Apart from Patent, IPR Policy also addressed other IP products like Geographic Indication and looking forward to give a diverse opportunity in terms of Marketing in wide level. A geographical indication (GI) is a sign used on products that have a specific geographical origin and possess qualities or a reputation that are due to that origin. In order to function as a GI, a sign must identify a product as originating in a given place, e.g Mango of Malda ( W.B ) which is having its own segmented marketplaces in India and abroad. So now startups solving marketing problems in indigenous segments like Indian handicrafts now can avail benefits from this Policy framework.    
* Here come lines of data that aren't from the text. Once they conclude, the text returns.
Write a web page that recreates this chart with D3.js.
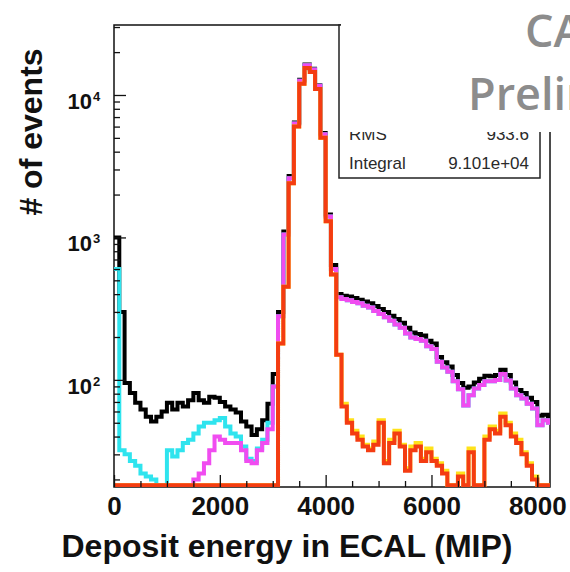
<!DOCTYPE html>
<meta charset="utf-8">
<style>
body { margin: 0; background: #fff; }
svg { display: block; }
text { font-family: "Liberation Sans", Arial, Helvetica, sans-serif; }
.lbl { font-weight: bold; fill: #111; }
.stat { font-size: 17px; fill: #2a2a2a; }
.calice { font-family: "Open Sans", sans-serif; font-weight: 600; font-size: 45px; fill: #8c8c8c; }
</style>
<svg width="570" height="572"></svg>
<script src="https://cdn.jsdelivr.net/npm/d3@7"></script>
<script>
// bin width 100 MIP, bin i covers [i*100, (i+1)*100)
var binWidth = 100

var black = [1000,300,95,81,69,62,55,51,55,60,69,62,69,65,72,81,72,69,76,75,
  70,65,62,59,51,47,41,45,52,68,110,300,1100,2700,6400,12800,16400,15300,11700,5400,
  1450,640,400,390,385,375,365,355,345,330,315,300,282,268,252,232,215,210,205,188,
  180,145,133,124,108,95,88,90,96,102,107,106,108,118,108,96,85,81,75,70,
  56,57,55]

var cyan = [600,32,30,27,25,22,21,20,15,15,32,29,32,36,38,42,47,50,50,52,
  54,47,42,40,34,28,27,33,38,50,90,280,1050,2600,6300,12600,16200,15100,11600,5300,
  1400,600,380,370,362,352,345,332,322,305,290,275,260,245,232,212,198,194,188,172,
  165,134,122,114,98,86,66,78,87,92,98,98,100,110,99,87,78,74,68,63,
  48,52,50]

var magenta = [0,0,0,0,0,0,0,0,0,0,0,0,0,0,18,20,22,26,32,40,
  38,36,36,36,32,27,26,32,36,45,90,280,1050,2600,6300,12600,16200,15100,11600,5300,
  1400,600,380,370,362,352,345,332,322,305,290,275,260,245,232,212,198,194,188,172,
  165,134,122,114,98,86,66,78,87,92,98,98,100,110,99,87,78,74,68,63,
  48,52,50]

var yellow = [0,0,0,0,0,0,0,0,0,0,0,0,0,0,0,0,0,0,0,0,
  0,0,0,0,0,0,0,0,0,0,0,180,450,2400,6000,12000,15500,14500,11000,5000,
  1300,550,150,68,52,44,40,35,33,37,52,27,38,44,35,24,34,36,28,33,
  28,26,23,0,0,22,0,33,0,0,40,47,44,58,50,42,38,31,26,21,
  0,0,0]

var red = [0,0,0,0,0,0,0,0,0,0,0,0,0,0,0,0,0,0,0,0,
  0,0,0,0,0,0,0,0,0,0,0,180,450,2400,6000,12000,15500,14500,11000,5000,
  1300,550,150,65,50,42,38,34,32,35,50,26,36,42,34,23,32,34,27,31,
  27,25,22,0,0,21,0,31,0,0,38,45,42,55,48,40,36,30,25,20,
  0,0,0]

var series = [
  {name: "all", values: black, color: "#000000"},
  {name: "cut1", values: cyan, color: "#2fe4ee"},
  {name: "cut2", values: magenta, color: "#f04cf0"},
  {name: "cut3", values: yellow, color: "#ffe21a"},
  {name: "cut4", values: red, color: "#f43c12"}
]

var xMajor = [0, 2000, 4000, 6000, 8000]
var yMajor = [100, 1000, 10000]
var yMajorExp = ["2", "3", "4"]

var statsRows = [["RMS", "933.6"], ["Integral", "9.101e+04"]]

var fL = 114, fR = 550, fT = 25, fB = 487, yMin = 17.7

var svg = d3.select("svg")

var x = d3.scaleLinear().domain([0, 8240]).range([fL, fR])
var y = d3.scaleLog().domain([yMin, 31000]).range([fB, fT])

svg.append("clipPath").attr("id", "frameclip")
  .append("rect")
    .attr("x", fL).attr("y", fT)
    .attr("width", fR - fL).attr("height", fB - fT)

// frame first, the histograms sit on top of it (ROOT style)
svg.append("rect")
  .attr("x", fL).attr("y", fT)
  .attr("width", fR - fL).attr("height", fB - fT)
  .attr("fill", "none").attr("stroke", "#111").attr("stroke-width", 1.5)

// histograms
var line = d3.line()
  .x(function(d) { return x(d[0]) })
  .y(function(d) { return Math.min(y(Math.max(d[1], yMin)), fB - 1.8) })
  .curve(d3.curveStepAfter)

var hist = svg.append("g").attr("clip-path", "url(#frameclip)")
series.forEach(function(s) {
  var pts = s.values.map(function(v, i) { return [i * binWidth, v] })
  pts.push([s.values.length * binWidth, s.values[s.values.length - 1]])
  hist.append("path")
    .datum(pts)
    .attr("d", line)
    .attr("fill", "none")
    .attr("stroke", s.color)
    .attr("stroke-width", 4)
    .attr("stroke-linejoin", "miter")
})

// x ticks
var xMinor = d3.range(0, 8001, 500).filter(function(v) { return v % 2000 })
svg.append("g")
  .attr("transform", "translate(0," + fB + ")")
  .call(d3.axisBottom(x).tickValues(xMinor).tickSizeInner(-6).tickSizeOuter(0).tickFormat(""))
  .call(function(g) { g.select(".domain").remove() })
var xAxis = svg.append("g")
  .attr("transform", "translate(0," + fB + ")")
  .call(d3.axisBottom(x).tickValues(xMajor).tickSizeInner(-12).tickSizeOuter(0).tickPadding(10).tickFormat(d3.format("d")))
  .call(function(g) { g.select(".domain").remove() })
xAxis.selectAll("text").attr("class", "lbl").style("font-size", "26px")
  .attr("font-family", null)

// y ticks
var yMinor = []
;[10, 100, 1000, 10000].forEach(function(d) {
  for (var k = 2; k <= 9; k++) if (d * k > yMin && d * k < 31000) yMinor.push(d * k)
})
svg.append("g")
  .attr("transform", "translate(" + fL + ",0)")
  .call(d3.axisLeft(y).tickValues(yMinor).tickSizeInner(-6).tickSizeOuter(0).tickFormat(""))
  .call(function(g) { g.select(".domain").remove() })
svg.append("g")
  .attr("transform", "translate(" + fL + ",0)")
  .call(d3.axisLeft(y).tickValues(yMajor).tickSizeInner(-12).tickSizeOuter(0).tickFormat(""))
  .call(function(g) { g.select(".domain").remove() })
svg.selectAll(".tick line").attr("stroke", "#111").attr("stroke-width", 1.3)

yMajor.forEach(function(v, i) {
  svg.append("text").attr("class", "lbl")
    .attr("x", 92).attr("y", y(v) + 14)
    .attr("text-anchor", "end").style("font-size", "22px")
    .text("10")
  svg.append("text").attr("class", "lbl")
    .attr("x", 93).attr("y", y(v) + 6)
    .style("font-size", "13px")
    .text(yMajorExp[i])
})

// axis titles
svg.append("text").attr("class", "lbl")
  .attr("x", 287).attr("y", 557)
  .attr("text-anchor", "middle").style("font-size", "32px")
  .text("Deposit energy in ECAL (MIP)")
svg.append("text").attr("class", "lbl")
  .attr("transform", "translate(42,132) rotate(-90)")
  .attr("text-anchor", "middle").style("font-size", "32px")
  .text("# of events")

// stats box
svg.append("rect")
  .attr("x", 339).attr("y", fT).attr("width", 201).attr("height", 153)
  .attr("fill", "#fff").attr("stroke", "#222").attr("stroke-width", 1.5)
statsRows.forEach(function(r, i) {
  var yy = 140 + i * 29
  svg.append("text").attr("class", "stat").attr("x", 349).attr("y", yy).text(r[0])
  svg.append("text").attr("class", "stat").attr("x", 529).attr("y", yy)
    .attr("text-anchor", "end").text(r[1])
})

// label area pasted on top
svg.append("rect")
  .attr("x", 341).attr("y", 0).attr("width", 229).attr("height", 132)
  .attr("fill", "#fff")
svg.append("text").attr("class", "calice").attr("x", 525).attr("y", 47).text("CALICE")
svg.append("text").attr("class", "calice").attr("x", 468).attr("y", 110).text("Preliminary")
</script>
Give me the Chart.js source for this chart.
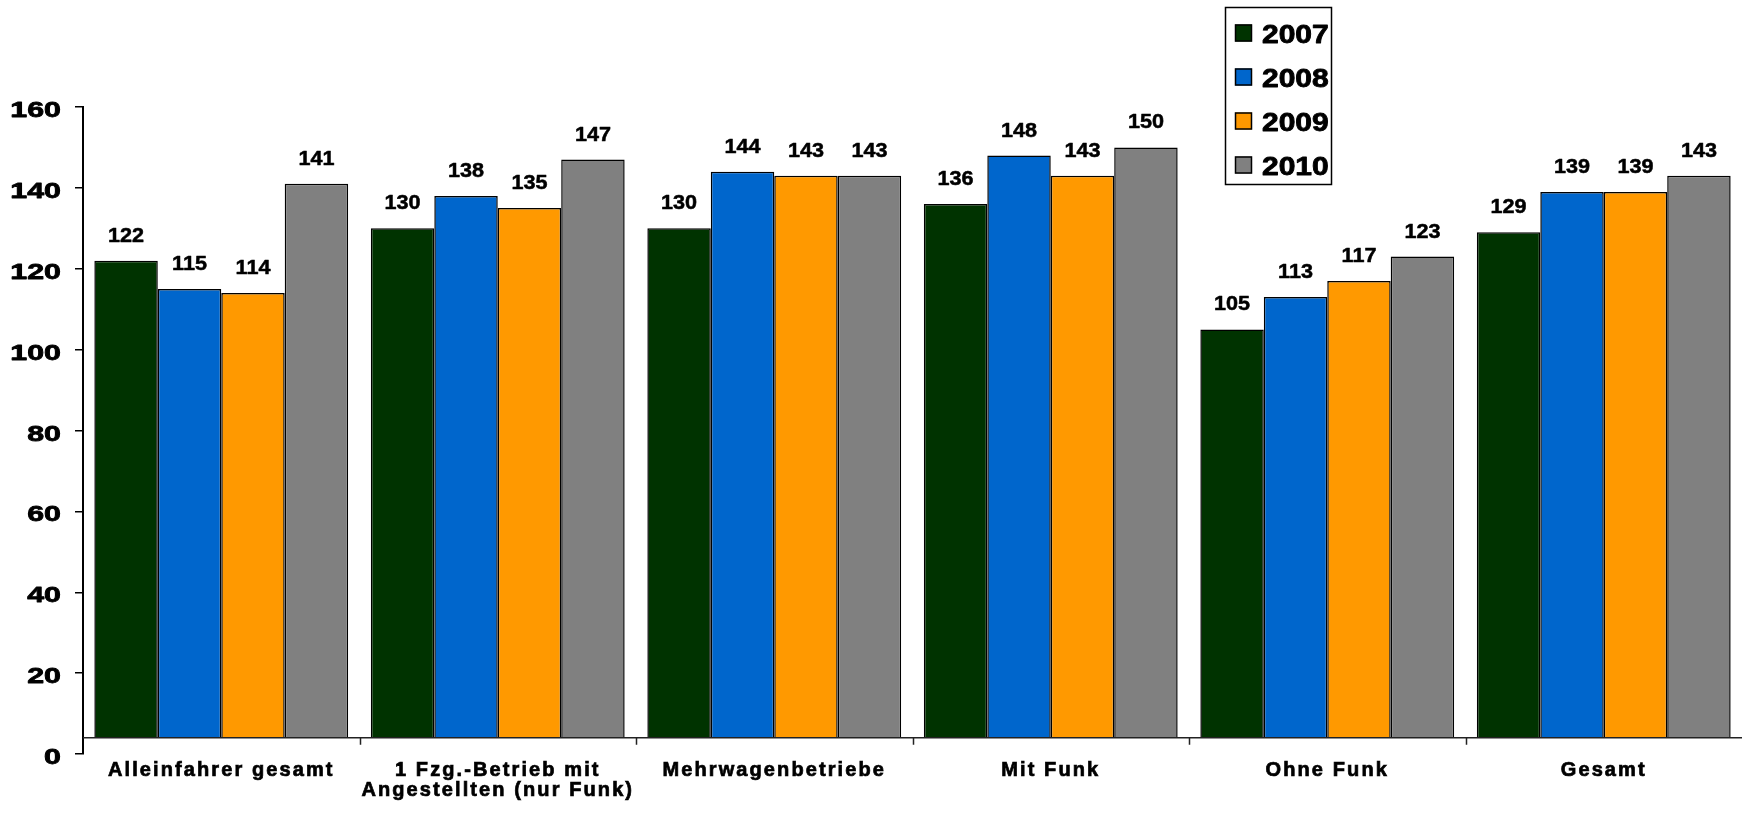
<!DOCTYPE html>
<html><head><meta charset="utf-8">
<script src="https://cdn.jsdelivr.net/npm/chart.js@4.4.0/dist/chart.umd.min.js"></script>
<style>html,body{margin:0;padding:0;background:#fff;} #wrap{width:1742px;height:814px;position:relative;}</style>
</head><body><div id="wrap"><canvas id="c" width="1742" height="814"></canvas></div>
<script>
const categories = [
  'Alleinfahrer gesamt',
  ['1 Fzg.-Betrieb mit', 'Angestellten (nur Funk)'],
  'Mehrwagenbetriebe',
  'Mit Funk',
  'Ohne Funk',
  'Gesamt'
];
const years = ['2007', '2008', '2009', '2010'];
const values2007 = [122, 130, 130, 136, 105, 129];
const values2008 = [115, 138, 144, 148, 113, 139];
const values2009 = [114, 135, 143, 143, 117, 139];
const values2010 = [141, 147, 143, 150, 123, 143];
const seriesValues = [values2007, values2008, values2009, values2010];
const colors = ['#003300', '#0066CC', '#FF9900', '#808080'];
const yMin = 0, yMax = 160, yStep = 20;
const axisCross = 4;

const FONT = '"Liberation Sans", Arial, Helvetica, sans-serif';

function stretchText(ctx, text, x, y, sx, align, sw) {
  ctx.save();
  ctx.translate(x, y);
  ctx.scale(sx, 1);
  ctx.textAlign = align;
  if (sw) {
    ctx.lineWidth = sw;
    ctx.strokeStyle = '#000';
    ctx.lineJoin = 'round';
    ctx.strokeText(text, 0, 0);
  }
  ctx.fillText(text, 0, 0);
  ctx.restore();
}

const customPlugin = {
  id: 'customDraw',
  afterLayout(chart) {
    const xs = chart.scales.x;
    if (xs && !xs._lsPatched) {
      const orig = xs.drawLabels.bind(xs);
      xs.drawLabels = function (area) {
        const c = this.ctx;
        c.save();
        c.letterSpacing = '2.1px';
        orig(area);
        c.restore();
      };
      xs._lsPatched = true;
    }
  },
  afterDatasetsDraw(chart) {
    const ctx = chart.ctx;
    const xs = chart.scales.x, ys = chart.scales.y;
    const area = chart.chartArea;
    // baseline at axis crossing
    const by = ys.getPixelForValue(axisCross);
    ctx.save();
    ctx.strokeStyle = '#222';
    ctx.lineWidth = 1.5;
    ctx.beginPath();
    ctx.moveTo(area.left, by);
    ctx.lineTo(area.right, by);
    for (let i = 1; i < categories.length; i++) {
      const bx = Math.round((xs.getPixelForValue(i - 1) + xs.getPixelForValue(i)) / 2) + 0.5;
      ctx.moveTo(bx, by);
      ctx.lineTo(bx, by + 7);
    }
    ctx.stroke();
    ctx.restore();

    // data labels
    ctx.save();
    ctx.fillStyle = '#000';
    ctx.font = 'bold 20px ' + FONT;
    ctx.textBaseline = 'alphabetic';
    chart.data.datasets.forEach((ds, di) => {
      const meta = chart.getDatasetMeta(di);
      meta.data.forEach((bar, i) => {
        stretchText(ctx, String(ds.data[i]), bar.x, bar.y - 19, 1.08, 'center', 0.5);
      });
    });
    ctx.restore();

    // y tick labels (stretched)
    ctx.save();
    ctx.fillStyle = '#000';
    ctx.font = 'bold 22px ' + FONT;
    ctx.textBaseline = 'alphabetic';
    ys.ticks.forEach(t => {
      const y = ys.getPixelForValue(t.value);
      stretchText(ctx, t.label, 61, y + 10, 1.38, 'right', 0.8);
    });
    ctx.restore();

    // legend
    ctx.save();
    ctx.strokeStyle = '#000';
    ctx.lineWidth = 1.5;
    ctx.fillStyle = '#fff';
    ctx.fillRect(1225, 7, 107, 178);
    ctx.strokeRect(1225.5, 7.5, 106, 177);
    ctx.font = 'bold 25px ' + FONT;
    ctx.textBaseline = 'alphabetic';
    years.forEach((yr, i) => {
      const cy = 32.5 + i * 44;
      ctx.fillStyle = colors[i];
      ctx.fillRect(1235, cy - 8, 17, 17);
      ctx.strokeStyle = '#000';
      ctx.lineWidth = 1.5;
      ctx.strokeRect(1235.5, cy - 7.5, 16, 16);
      ctx.fillStyle = '#000';
      stretchText(ctx, yr, 1262, cy + 10, 1.2, 'left', 0.8);
    });
    ctx.restore();
  }
};

new Chart(document.getElementById('c'), {
  type: 'bar',
  data: {
    labels: categories,
    datasets: years.map((yr, i) => ({
      label: yr,
      data: seriesValues[i],
      backgroundColor: colors[i],
      borderColor: '#000',
      borderWidth: 1.5,
      base: axisCross,
      barPercentage: 1.0,
      categoryPercentage: 0.918
    }))
  },
  options: {
    responsive: false,
    animation: false,
    events: [],
    layout: { padding: { top: 107, left: 0, right: 0, bottom: 0 } },
    plugins: { legend: { display: false }, tooltip: { enabled: false } },
    scales: {
      x: {
        offset: true,
        grid: { display: false, drawTicks: false },
        border: { display: false },
        ticks: {
          color: '#000',
          textStrokeColor: '#000',
          textStrokeWidth: 0.7,
          font: { family: FONT, size: 20, weight: 'bold', lineHeight: 1.025 },
          padding: 6,
          maxRotation: 0,
          autoSkip: false
        },
        afterFit(s) { s.height = 60; }
      },
      y: {
        min: yMin,
        max: yMax,
        ticks: {
          stepSize: yStep,
          color: 'rgba(0,0,0,0)',
          font: { family: FONT, size: 22, weight: 'bold' }
        },
        grid: { drawOnChartArea: false, tickLength: 8, color: '#000', lineWidth: 1.5 },
        border: { display: true, color: '#000', width: 2 },
        afterFit(s) { s.width = 83; }
      }
    }
  },
  plugins: [customPlugin]
});
</script>
</body></html>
Valuation for IP or Intangible assets non- liquidated yet, although many methodology is already there but no single window methodology ever provided at policy level for subtracting actual value from IP Products, previously Indian Accounting Standard definitely tried to solve this problem by introducing IAS 38 but that’s moreover for Intangible assets not exactly for Intellectual Properties. But this new policy promised to implement proper guidelines for the same. On the other hand, it’s already been declared that IP Assets can be mortgaged for raising funds. So Startups now can look for this alternative means of fund raising. This policy also empowers social entrepreneurs like craftsman, Artisans’, farmers by providing IP friendly loan and linking up Venture Capital and Angel Funds for the development and Commercialization of IP Assets.
What’s NOT in the platter:

·         This policy is still silent about Software Patenting Issue in India
·      Even no clear directives towards IP protection and monetization for emerging Techs like Internet of Things ( IOT ), Virtual and Augmented Reality and Gaming.
·         No promises of strengthen copyright Protection for Software neither for online marketplaces.
·         No directives towards UX and UI protection through Industrial Designs.
·         No clear prospective on prototyping laws and protecting and commercializing subsequent IPR issues while prototyping.
·         The whole 30 pages exhaustive policy document made without any supportive empirical data.
But irrespective of all its flaws; this is India’s first Intellectual Property Policy which is subject to be validated by proper ACTION.